Leaning to one side or the other of the divide is not necessarily a problem for Arnold’s position. Analytic or continental thinkers engaging in cross-tradition theorising have to start from somewhere. However, this unacknowledged propensity towards one side rather than the other belies challenges that face the argument made in The Great Divide. While political phenomena are treated as dense, one might also note that the divide between analytic and continental thinkers is itself a dense and complex concept. Arnold does not give the impression that he is of the opinion that his account of the difference between the two traditions is the only one. However, the multiplicity of ways of distinguishing between the two traditions is a problem that is not dealt with in the course of the defence of aporetic cross-tradition theorizing. Moreover, if the division between the two traditions is contested, one might also contest the division between synthetic and aporetic modes of cross-tradition theorising. The aporetic and synthetic modes are not necessarily opposed or mutually exclusive: one might engage in aporetic inquiry and recognise elements of two thinkers that can be synthesised, or one might engage in a synthetic inquiry that highlights incompatible aspects of two systems of thought.

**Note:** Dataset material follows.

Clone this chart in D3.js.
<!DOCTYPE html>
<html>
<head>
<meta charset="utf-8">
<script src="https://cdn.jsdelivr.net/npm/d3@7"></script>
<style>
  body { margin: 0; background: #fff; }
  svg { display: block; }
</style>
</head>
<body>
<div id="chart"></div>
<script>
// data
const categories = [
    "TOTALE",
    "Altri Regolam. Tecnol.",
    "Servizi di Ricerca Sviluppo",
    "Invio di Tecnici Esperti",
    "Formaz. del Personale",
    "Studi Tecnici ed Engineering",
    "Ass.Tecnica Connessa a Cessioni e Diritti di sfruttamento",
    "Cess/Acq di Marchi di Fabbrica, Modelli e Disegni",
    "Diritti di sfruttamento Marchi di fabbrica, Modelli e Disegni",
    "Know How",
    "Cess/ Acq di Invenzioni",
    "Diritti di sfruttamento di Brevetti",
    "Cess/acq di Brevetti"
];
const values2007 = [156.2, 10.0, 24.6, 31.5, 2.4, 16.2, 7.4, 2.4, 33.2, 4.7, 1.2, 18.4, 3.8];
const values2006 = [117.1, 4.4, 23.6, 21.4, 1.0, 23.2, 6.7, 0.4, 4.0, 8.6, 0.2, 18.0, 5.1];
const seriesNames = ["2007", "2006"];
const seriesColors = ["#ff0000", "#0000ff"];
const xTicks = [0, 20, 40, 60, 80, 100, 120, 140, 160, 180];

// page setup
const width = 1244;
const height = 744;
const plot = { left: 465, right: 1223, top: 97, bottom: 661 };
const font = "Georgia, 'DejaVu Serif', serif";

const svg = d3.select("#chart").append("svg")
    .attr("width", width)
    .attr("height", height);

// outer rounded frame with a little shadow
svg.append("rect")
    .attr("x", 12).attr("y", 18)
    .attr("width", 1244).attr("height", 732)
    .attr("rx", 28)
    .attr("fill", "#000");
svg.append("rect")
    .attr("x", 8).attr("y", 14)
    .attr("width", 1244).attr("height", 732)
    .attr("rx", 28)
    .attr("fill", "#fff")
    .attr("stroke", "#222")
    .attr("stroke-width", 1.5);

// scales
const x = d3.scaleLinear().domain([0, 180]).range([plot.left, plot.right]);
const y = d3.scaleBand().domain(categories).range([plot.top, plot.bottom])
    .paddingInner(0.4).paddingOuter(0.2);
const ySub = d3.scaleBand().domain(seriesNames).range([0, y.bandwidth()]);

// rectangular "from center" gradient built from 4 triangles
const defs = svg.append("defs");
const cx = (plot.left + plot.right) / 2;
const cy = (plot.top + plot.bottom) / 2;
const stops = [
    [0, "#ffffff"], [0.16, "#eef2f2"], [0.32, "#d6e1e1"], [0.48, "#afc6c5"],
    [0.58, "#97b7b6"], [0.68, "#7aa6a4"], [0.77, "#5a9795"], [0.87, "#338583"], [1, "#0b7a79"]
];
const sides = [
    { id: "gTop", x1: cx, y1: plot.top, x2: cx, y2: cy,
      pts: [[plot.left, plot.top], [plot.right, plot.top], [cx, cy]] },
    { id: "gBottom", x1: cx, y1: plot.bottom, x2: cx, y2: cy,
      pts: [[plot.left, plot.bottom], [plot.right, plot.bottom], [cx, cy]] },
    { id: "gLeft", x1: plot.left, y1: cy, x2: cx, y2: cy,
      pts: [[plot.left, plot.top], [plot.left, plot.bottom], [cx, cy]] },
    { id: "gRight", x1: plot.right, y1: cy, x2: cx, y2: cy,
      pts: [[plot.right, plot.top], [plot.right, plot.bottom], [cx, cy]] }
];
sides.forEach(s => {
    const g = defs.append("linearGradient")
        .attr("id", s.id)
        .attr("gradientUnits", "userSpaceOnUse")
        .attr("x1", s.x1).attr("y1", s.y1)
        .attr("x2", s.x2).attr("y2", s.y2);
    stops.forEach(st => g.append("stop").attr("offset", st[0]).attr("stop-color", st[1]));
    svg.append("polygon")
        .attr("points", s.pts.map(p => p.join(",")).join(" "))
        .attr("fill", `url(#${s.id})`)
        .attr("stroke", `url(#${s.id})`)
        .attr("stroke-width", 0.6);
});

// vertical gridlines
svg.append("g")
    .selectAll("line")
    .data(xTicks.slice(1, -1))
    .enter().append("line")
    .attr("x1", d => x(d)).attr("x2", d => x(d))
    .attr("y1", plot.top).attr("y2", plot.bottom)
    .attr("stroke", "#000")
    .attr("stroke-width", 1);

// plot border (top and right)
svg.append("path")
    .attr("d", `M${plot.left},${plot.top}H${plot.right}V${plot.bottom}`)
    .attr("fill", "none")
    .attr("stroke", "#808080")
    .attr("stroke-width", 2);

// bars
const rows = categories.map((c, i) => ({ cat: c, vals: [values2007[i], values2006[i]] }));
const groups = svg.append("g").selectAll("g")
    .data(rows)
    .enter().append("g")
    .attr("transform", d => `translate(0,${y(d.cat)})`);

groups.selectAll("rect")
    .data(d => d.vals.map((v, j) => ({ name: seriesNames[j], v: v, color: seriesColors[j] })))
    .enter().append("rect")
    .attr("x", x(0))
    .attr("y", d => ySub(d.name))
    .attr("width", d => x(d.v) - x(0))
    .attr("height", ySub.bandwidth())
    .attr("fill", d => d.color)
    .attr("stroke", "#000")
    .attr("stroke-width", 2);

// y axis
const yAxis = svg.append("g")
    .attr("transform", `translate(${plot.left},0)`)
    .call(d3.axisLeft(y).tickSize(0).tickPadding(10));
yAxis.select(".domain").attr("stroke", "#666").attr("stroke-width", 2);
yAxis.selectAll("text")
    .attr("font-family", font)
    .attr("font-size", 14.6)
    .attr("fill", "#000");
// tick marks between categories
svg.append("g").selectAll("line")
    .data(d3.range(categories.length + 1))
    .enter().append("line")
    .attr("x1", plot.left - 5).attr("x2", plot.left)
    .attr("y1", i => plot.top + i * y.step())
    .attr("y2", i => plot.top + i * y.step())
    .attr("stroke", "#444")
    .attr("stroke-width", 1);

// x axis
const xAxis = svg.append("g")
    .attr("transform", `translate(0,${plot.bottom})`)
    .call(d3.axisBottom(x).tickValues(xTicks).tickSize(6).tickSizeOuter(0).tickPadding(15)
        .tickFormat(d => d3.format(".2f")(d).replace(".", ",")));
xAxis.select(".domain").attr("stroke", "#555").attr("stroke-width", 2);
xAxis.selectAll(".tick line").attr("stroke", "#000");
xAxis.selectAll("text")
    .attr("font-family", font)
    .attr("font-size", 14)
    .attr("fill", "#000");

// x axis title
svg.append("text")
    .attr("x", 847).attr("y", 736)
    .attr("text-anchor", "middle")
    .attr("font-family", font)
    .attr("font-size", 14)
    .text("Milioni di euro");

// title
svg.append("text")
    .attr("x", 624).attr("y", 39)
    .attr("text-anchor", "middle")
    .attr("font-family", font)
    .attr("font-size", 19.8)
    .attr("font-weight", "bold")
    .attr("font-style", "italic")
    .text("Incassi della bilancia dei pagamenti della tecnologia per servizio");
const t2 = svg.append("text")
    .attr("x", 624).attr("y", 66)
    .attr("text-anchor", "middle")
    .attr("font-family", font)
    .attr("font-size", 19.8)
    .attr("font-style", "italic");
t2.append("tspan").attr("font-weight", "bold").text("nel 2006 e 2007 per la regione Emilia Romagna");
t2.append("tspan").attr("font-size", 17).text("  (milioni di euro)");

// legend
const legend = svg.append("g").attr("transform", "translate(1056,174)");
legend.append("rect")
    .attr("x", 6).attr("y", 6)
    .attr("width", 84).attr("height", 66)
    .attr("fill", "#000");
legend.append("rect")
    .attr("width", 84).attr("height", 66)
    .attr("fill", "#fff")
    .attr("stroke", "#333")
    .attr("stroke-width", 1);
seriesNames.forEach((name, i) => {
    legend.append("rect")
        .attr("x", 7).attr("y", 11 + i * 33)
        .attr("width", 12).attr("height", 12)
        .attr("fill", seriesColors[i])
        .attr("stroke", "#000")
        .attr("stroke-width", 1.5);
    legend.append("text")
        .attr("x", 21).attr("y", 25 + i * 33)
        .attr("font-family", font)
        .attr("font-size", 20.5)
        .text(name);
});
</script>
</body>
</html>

Arnold’s conclusions are pre-empted with the claim that while cross-tradition theorising is taking place between political theory and other disciplines, there is a lack of cross-tradition theorising that ‘moves between’ analytic and continental political theory (171). This advocation of the aporetic mode takes the above points for granted: the difference between the two traditions is simple rather than complex, that the complexity of political phenomena is by necessity irreducible to explanation, and that synthetic and aporetic methods represent mutually exclusive methodological alternatives. The case for taking the aporetic path is a convincing one insofar as it presents methodological pluralism as a worthwhile goal. However, if disciplinary pluralism is our aim, then the most fruitful approach may be to commit more fully to the methodological agnosticism that Arnold sets out. While synthetic theorising may fail in the particular case of realist accounts of legitimacy, it is not clear that this rules out in advance the impossibility of situations where synthetic theorising is more beneficial than aporetic theorising. As noted above, the gap between the critique of Cavell’s claims about violence and his textual method indicates that such an approach may be fruitful insofar as Arnold does not present a convincing argument as to why Cavell’s failure to account for state violence is necessarily a result of his synthetic method, instead of a result of a disagreement about legitimacy itself.

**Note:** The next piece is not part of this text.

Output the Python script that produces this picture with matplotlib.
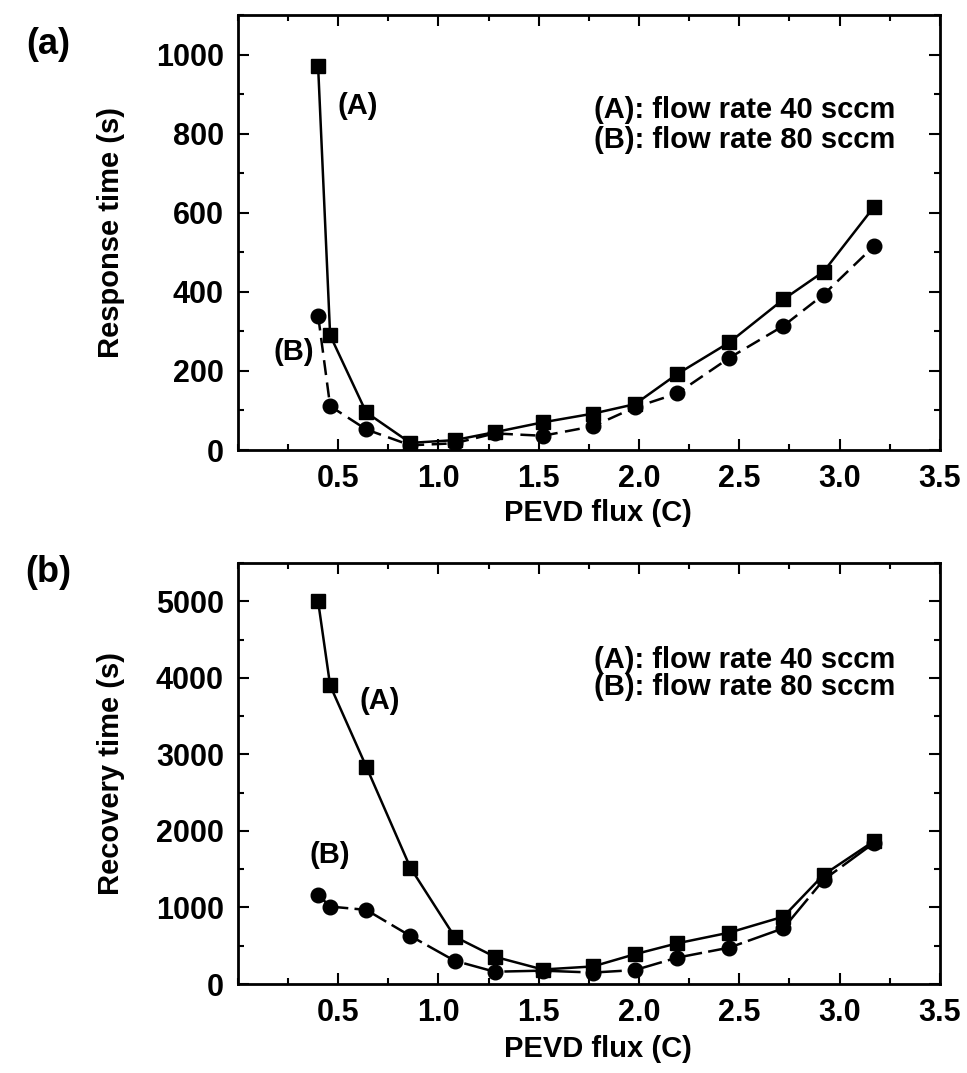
import matplotlib
matplotlib.use("Agg")
import matplotlib.pyplot as plt
from matplotlib.ticker import MultipleLocator, FixedLocator

plt.rcParams['font.family'] = ['Liberation Sans', 'DejaVu Sans']
plt.rcParams['font.weight'] = 'bold'
plt.rcParams['axes.labelweight'] = 'bold'

# PEVD flux values shared by both series
flux = [0.40, 0.46, 0.64, 0.86, 1.08, 1.28, 1.52, 1.77, 1.98, 2.19, 2.45, 2.72, 2.92, 3.17]

# (a) response time (s)
resp_a = [970, 290, 95, 18, 25, 45, 70, 92, 116, 192, 272, 381, 451, 614]
resp_b = [340, 111, 52, 12, 17, 42, 36, 60, 108, 143, 233, 314, 393, 515]

# (b) recovery time (s)
reco_a = [5000, 3900, 2840, 1520, 620, 357, 190, 230, 390, 532, 672, 881, 1427, 1865]
reco_b = [1165, 1012, 969, 628, 305, 161, 175, 150, 183, 345, 476, 729, 1361, 1841]

xticks = [0.5, 1.0, 1.5, 2.0, 2.5, 3.0, 3.5]
xticklabels = ["0.5", "1.0", "1.5", "2.0", "2.5", "3.0", "3.5"]
legend_lines = ["(A): flow rate 40 sccm", "(B): flow rate 80 sccm"]

FS = 21
TFS = 22

fig = plt.figure(figsize=(9.67, 10.73), dpi=100)
ax1 = fig.add_axes([0.246, 0.5806, 0.726, 0.4054])
ax2 = fig.add_axes([0.246, 0.0829, 0.726, 0.3924])


def style_axes(ax, ymax, ymajor, yminor, ylabel, xlabel_y):
    ax.set_xlim(0, 3.5)
    ax.set_ylim(0, ymax)
    ax.xaxis.set_major_locator(FixedLocator(xticks))
    ax.set_xticklabels(xticklabels)
    ax.xaxis.set_minor_locator(MultipleLocator(0.25))
    ax.yaxis.set_major_locator(MultipleLocator(ymajor))
    ax.yaxis.set_minor_locator(MultipleLocator(yminor))
    ax.tick_params(which='both', direction='in', top=True, right=True,
                   width=1.5, labelsize=TFS)
    ax.tick_params(which='major', length=8, pad=10)
    ax.tick_params(which='minor', length=4)
    for s in ax.spines.values():
        s.set_linewidth(2)
    ax.set_xlabel("PEVD flux (C)", fontsize=FS)
    ax.xaxis.set_label_coords(0.513, xlabel_y)
    ax.set_ylabel(ylabel, fontsize=FS, labelpad=22)


# (a)
ax1.plot(flux, resp_a, color='black', lw=1.8, marker='s', ms=9.5, zorder=3)
ax1.plot(flux, resp_b, color='black', lw=1.8, ls=(0, (6, 3)), marker='o',
         ms=10.5, zorder=3)
style_axes(ax1, 1100, 200, 100, "Response time (s)", -0.112)
ax1.text(0.60, 870, "(A)", fontsize=FS, ha='center', va='center')
ax1.text(0.28, 247, "(B)", fontsize=FS, ha='center', va='center')
ax1.text(0.936, 0.782, legend_lines[0], transform=ax1.transAxes,
         fontsize=FS, ha='right', va='center')
ax1.text(0.936, 0.713, legend_lines[1], transform=ax1.transAxes,
         fontsize=FS, ha='right', va='center')

# (b)
ax2.plot(flux, reco_a, color='black', lw=1.8, marker='s', ms=9.5, zorder=3)
ax2.plot(flux, reco_b, color='black', lw=1.8, ls=(0, (14, 2.5)), marker='o',
         ms=10.5, zorder=3)
style_axes(ax2, 5500, 1000, 500, "Recovery time (s)", -0.122)
ax2.text(0.705, 3695, "(A)", fontsize=FS, ha='center', va='center')
ax2.text(0.46, 1690, "(B)", fontsize=FS, ha='center', va='center')
ax2.text(0.936, 0.770, legend_lines[0], transform=ax2.transAxes,
         fontsize=FS, ha='right', va='center')
ax2.text(0.936, 0.705, legend_lines[1], transform=ax2.transAxes,
         fontsize=FS, ha='right', va='center')

# panel letters
fig.text(48 / 967, 1 - 45 / 1073, "(a)", fontsize=26, ha='center', va='center')
fig.text(48 / 967, 1 - 573 / 1073, "(b)", fontsize=26, ha='center', va='center')

fig.savefig("out.png", dpi=100, facecolor='white')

Understood in this way, political theory might be best served by an understanding of synthetic and aporetic modes of cross-tradition theorising that sees them as tools to be used as appropriate for the political and conceptual challenges facing the theorist. Such an approach would go some way to alleviating the way that Arnold leans towards a more continental approach in his advocation of an aporetic method and would further the ethos of disciplinary pluralism that implicitly underpins his argument. I do not wish to suggest that any of these objections invalidate Arnold’s argument–far from it. The value of The Great Divide is that it makes space for further discussion about how political theory navigates its own disciplinary divides, and for this it is a laudable intervention.


[1] Here I refer to the work of Thomas J. Donahue and Paulina Ochoa Espejo, to which Arnold also refers. See: ‘The analytical–Continental divide: Styles of dealing with problems,’ European Journal of Political Theory, 15:2 (2016): 138–154.